Part 4: https://www.allhandsontech.com/it-ops/cisco/improving-ip-lfa-coverage-using-remote-lfa-with-mpls-and-ospfv2/

Part 5: https://www.allhandsontech.com/it-ops/cisco/maximizing-ip-lfa-coverage-using-topology-independent-lfa-and-segment-routing/

Fast Reroute

LFA, rLFA, and TI-LFA are all fast-reroute technologies. The purpose of fast-reroute is to reduce downtime when a failure (link or node) occurs in the network. The idea behind all of these technologies is that a router will pre-program a backup path that it can gaurantee will be loop-free upon a given failure. This backup path is programmed into the FIB. The router will immediately begin using this path upon link failure while the IGP re-converges. The backup path needs to be loop-free so that other routers will forward the traffic properly before their IGP has converged. This minimizes downtime to under 50msec.

If you haven’t explored FRR with MPLS-TE then I suggest you read that article first. This series of articles re-uses terms such as PLR and NHOP. LFA/rLFA/TI-LFA are all fast reroute technologies that work in a similar manner to MPLS-TE FRR.

The difference between FRR with LFA/rLFA/TI-LFA and MPLS-TE is that MPLS-TE is circuit based. The fast-reroute protects an entire link, and must avoid that link but get back to the NHOP in order to stitch the circuit back together. The path that it takes may be suboptimal from the prespective that overall the traffic simply needs to get to the egress PE. But instead it is avoiding the failure and getting back to the NHOP of the original TE tunnel.

LFA/rLFA/TI-LFA are IPFRR (IP Fast Reroute) technologies. These are IP prefix-based and not circuit-based like MPLS-TE. IPFRR installs backup routes per-prefix, which gives you ECMP ability and optimal forwarding, which MPLS-TE lacks.

The other advantage with IPFRR compared to MPLS-TE FRR is that MPLS-TE FRR requires state in the network. This is the same advantage of SR vs. RSVP-TE in general.

LFA

A repair path is an LFA if a directly connected neighbor’s shortest path to the destination does not use the protected link or node under normal conditions (when all links are up).

The formula that represents this is:

Dist(N,D) < Dist(N, PLR) + Dist(PLR, D)

"Neighbor's distance to D" < "Neighbor's distance to me" + "My distance to D"
  • N is the neighbor

  • D is the destination

  • PLR is the local node

This guarantees that the repair path is loop-free because the neighbor’s distance to the destination is less than the local node’s distance to that destination. Therefore the packet won’t loop back to the local node when the link/node that is being protected fails. Quite literally the path is a loop-free alternate (LFA) path to the destination.

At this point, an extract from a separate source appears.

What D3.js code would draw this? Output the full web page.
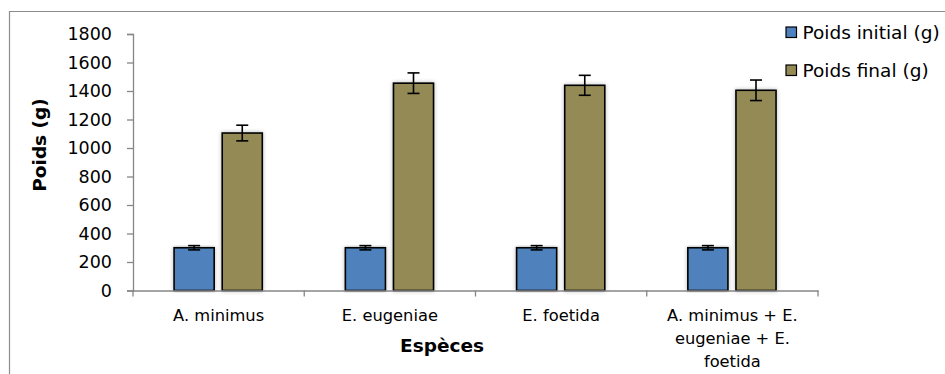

If the neighbor’s distance is higher, then when the link fails, but before the neighbor “hears” of the failure via the IGP, the neighbor will loop traffic back to the PLR. When the IGP converges on the neighbor, the loop stops. This period of time in which packets loop before the IGP converges is called micro-looping.

Example

R1’s distance to R6 is 30. If the R1-R2 link in red goes down, R1 needs to use R3 as a backup path. R3’s distance to R6 is 35. R1’s distance to R3 is 10. Let’s plug these numbers into the formula:

Dist(N,D) < Dist(N, PLR) + Dist(PLR, D)
    35    <      10      +      30
    35    <      40

The inequality is valid, therefore R1 can use R3 as an LFA. Intuitively this should make sense. If R3 receives a packet destined for R6, it will send it to R5 regardless of whether the R1-R2 link is up or not. Therefore it is safe for R1 to use R3 for the backup path.

What happens if we increase the cost of the R3-R5 link to 25?

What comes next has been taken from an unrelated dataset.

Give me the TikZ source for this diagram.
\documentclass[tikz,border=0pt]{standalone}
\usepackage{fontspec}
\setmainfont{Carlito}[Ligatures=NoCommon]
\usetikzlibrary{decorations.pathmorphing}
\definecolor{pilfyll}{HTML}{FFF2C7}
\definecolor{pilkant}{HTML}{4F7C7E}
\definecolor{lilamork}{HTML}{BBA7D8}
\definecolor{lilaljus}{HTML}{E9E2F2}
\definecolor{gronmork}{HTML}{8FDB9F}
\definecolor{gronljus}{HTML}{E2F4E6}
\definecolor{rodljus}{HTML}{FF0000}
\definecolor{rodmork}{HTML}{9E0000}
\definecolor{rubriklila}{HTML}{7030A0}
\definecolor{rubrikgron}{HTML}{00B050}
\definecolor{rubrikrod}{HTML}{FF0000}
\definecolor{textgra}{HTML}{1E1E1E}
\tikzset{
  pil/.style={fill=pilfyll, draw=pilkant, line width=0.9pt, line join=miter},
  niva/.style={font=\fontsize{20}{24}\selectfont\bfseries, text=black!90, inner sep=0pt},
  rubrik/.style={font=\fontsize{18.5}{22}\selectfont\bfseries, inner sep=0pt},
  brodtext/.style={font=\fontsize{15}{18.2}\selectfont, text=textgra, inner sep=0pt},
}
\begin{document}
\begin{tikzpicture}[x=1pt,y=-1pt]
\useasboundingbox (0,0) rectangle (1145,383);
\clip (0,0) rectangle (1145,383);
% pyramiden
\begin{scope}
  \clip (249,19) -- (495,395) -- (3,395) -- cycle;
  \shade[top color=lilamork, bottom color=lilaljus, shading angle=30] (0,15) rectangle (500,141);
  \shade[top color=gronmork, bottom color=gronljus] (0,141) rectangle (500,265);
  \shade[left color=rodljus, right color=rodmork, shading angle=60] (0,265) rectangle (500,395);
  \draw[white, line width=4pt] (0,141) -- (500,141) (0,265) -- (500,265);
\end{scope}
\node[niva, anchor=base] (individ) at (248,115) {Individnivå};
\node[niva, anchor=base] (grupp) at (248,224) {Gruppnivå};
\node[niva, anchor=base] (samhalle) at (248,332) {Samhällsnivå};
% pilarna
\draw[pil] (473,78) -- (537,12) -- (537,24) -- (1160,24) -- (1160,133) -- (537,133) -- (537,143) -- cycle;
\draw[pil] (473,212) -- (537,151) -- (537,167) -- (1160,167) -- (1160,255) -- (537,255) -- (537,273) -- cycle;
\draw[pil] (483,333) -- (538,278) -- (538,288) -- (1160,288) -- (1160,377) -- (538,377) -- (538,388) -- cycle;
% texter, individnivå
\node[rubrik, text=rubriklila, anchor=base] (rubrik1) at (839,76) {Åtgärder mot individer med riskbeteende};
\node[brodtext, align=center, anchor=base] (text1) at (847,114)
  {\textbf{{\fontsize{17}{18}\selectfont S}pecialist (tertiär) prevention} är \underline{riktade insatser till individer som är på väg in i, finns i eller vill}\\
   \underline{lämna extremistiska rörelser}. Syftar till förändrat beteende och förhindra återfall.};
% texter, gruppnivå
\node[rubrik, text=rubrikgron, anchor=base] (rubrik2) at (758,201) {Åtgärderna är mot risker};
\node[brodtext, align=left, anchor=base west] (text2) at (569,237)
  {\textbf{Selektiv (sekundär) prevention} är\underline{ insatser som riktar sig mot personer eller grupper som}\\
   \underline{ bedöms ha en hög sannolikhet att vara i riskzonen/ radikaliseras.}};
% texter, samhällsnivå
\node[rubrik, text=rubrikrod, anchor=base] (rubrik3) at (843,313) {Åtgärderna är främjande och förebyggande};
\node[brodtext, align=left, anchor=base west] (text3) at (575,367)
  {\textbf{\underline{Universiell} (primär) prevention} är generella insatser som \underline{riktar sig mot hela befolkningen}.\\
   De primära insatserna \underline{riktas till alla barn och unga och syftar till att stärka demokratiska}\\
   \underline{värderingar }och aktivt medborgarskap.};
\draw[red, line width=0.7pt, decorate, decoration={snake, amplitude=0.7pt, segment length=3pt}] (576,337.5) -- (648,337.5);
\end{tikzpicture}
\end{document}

R1 can no longer use R3 as an LFA, as R3 has two ECMP routes to R6. 40 via R5, and 40 via R1. The inequality is no longer valid:

Dist(N,D) < Dist(N, PLR) + Dist(PLR, D)
    40    <      10      +      30
    40    <      40

In this case there is no LFA. But what if we could tunnel the traffic directly to R5 and “bypass” R3’s IP forwarding decision making process. If R5 gets the traffic it should deliver it safely to R6, right? This is where rLFA (Remote LFA) comes in.

Remote LFA

Remote LFA extends LFA functionality past directly connected neighbors. This allows a node to direct backup traffic directly to another router that is not directly connected.

To determine whether a node can be a Remote LFA, we need to understand the concept of P-space and Q-space. P-space is the space in which the PLR’s shortest path to a node will not take the protected link/node. Q-space in the space in which the shortest path to the destination will not take the protected link/node.

It may be helpful to realize that both P and Q nodes must never traverse the protected link for the given destination. For P nodes, from their prespective, the destination is the local router itself (R1). For Q nodes, the destination is the actual destination which contains the prefix for the route we are protecting (R6).

Example

In our topology, R1 has a best path to R3 and R5 without using the protected link. This is the P-space. R5, R4, and R2 have best paths to R6 (the destination) also without using the protected link. This is the Q-space.

R5 is in both the P-space and the Q-space, making it a PQ node. Therefore if R1 can tunnel traffic to R5 directly, we know that R5 will not loop the traffic back towards R1. R5 is a Remote LFA.

We now use the same inequality as before, but R5 is our neighbor instead of R3. This is because we can tunnel traffic directly to R5.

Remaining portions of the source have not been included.